The format of the output can change at any time as the verifier evolves.

.IP *

.I log_size

size of the buffer pointed to by

.IR log_buf .

If the size of the buffer is not large enough to store all

verifier messages, \-1 is returned and

.I errno

is set to

.BR ENOSPC .

.IP *

.I log_level

verbosity level of the verifier.

A value of zero means that the verifier will not provide a log;

in this case,

.I log_buf

must be a NULL pointer, and

.I log_size

must be zero.

.PP

Applying

.BR close (2)

to the file descriptor returned by

.B BPF_PROG_LOAD

will unload the eBPF program (but see NOTES).

.PP

Maps are accessible from eBPF programs and are used to exchange data between

eBPF programs and between eBPF programs and user-space programs.

For example,

eBPF programs can process various events (like kprobe, packets) and

store their data into a map,

and user-space programs can then fetch data from the map.
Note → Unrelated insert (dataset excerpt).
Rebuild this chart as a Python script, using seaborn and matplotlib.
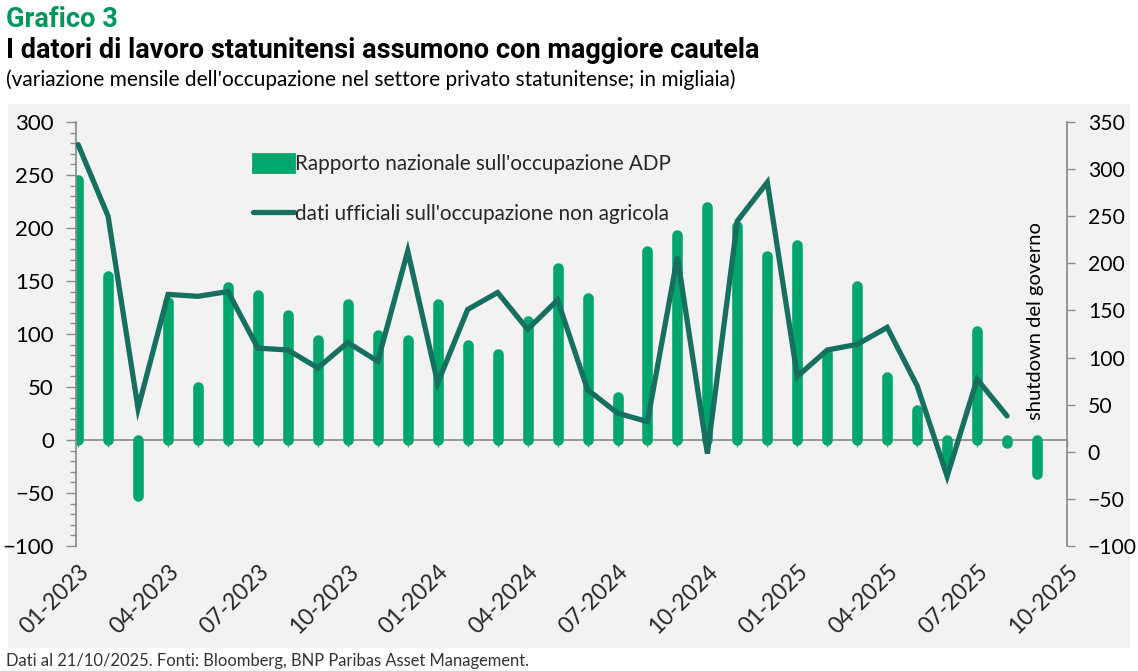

Conversely, user-space programs can use a map as a configuration mechanism,

populating the map with values checked by the eBPF program,

which then modifies its behavior on the fly according to those values.

.\"

.\"

.SS eBPF program types

The eBPF program type

.RI ( prog_type )

determines the subset of kernel helper functions that the program

may call.

The program type also determines the program input (context)\(emthe

format of

.I "struct bpf_context"

(which is the data blob passed into the eBPF program as the first argument).

.\"

.\" FIXME

.\" Somewhere in this page we need a general introduction to the

.\" bpf_context. For example, how does a BPF program access the

.\" context?

.PP

For example, a tracing program does not have the exact same

subset of helper functions as a socket filter program

(though they may have some helpers in common).

Similarly,

the input (context) for a tracing program is a set of register values,

while for a socket filter it is a network packet.

.PP

The set of functions available to eBPF programs of a given type may increase

in the future.

.PP

The following program types are supported:

.TP

.BR BPF_PROG_TYPE_SOCKET_FILTER " (since Linux 3.19)"

Currently, the set of functions for

.B BPF_PROG_TYPE_SOCKET_FILTER

is:

.IP

.in +4n

.EX

bpf_map_lookup_elem(map_fd, void *key)

                    /* look up key in a map_fd */

bpf_map_update_elem(map_fd, void *key, void *value)

                    /* update key/value */

bpf_map_delete_elem(map_fd, void *key)

                    /* delete key in a map_fd */

.EE

.in

.IP

The

.I bpf_context

argument is a pointer to a

.IR "struct __sk_buff" .

.\" FIXME: We need some text here to explain how the program

.\" accesses __sk_buff.

.\" See 'struct __sk_buff' and commit 9bac3d6d548e5

.\"

.\" Alexei commented:

.\" Actually now in case of SOCKET_FILTER, SCHED_CLS, SCHED_ACT

.\" the program can now access skb fields.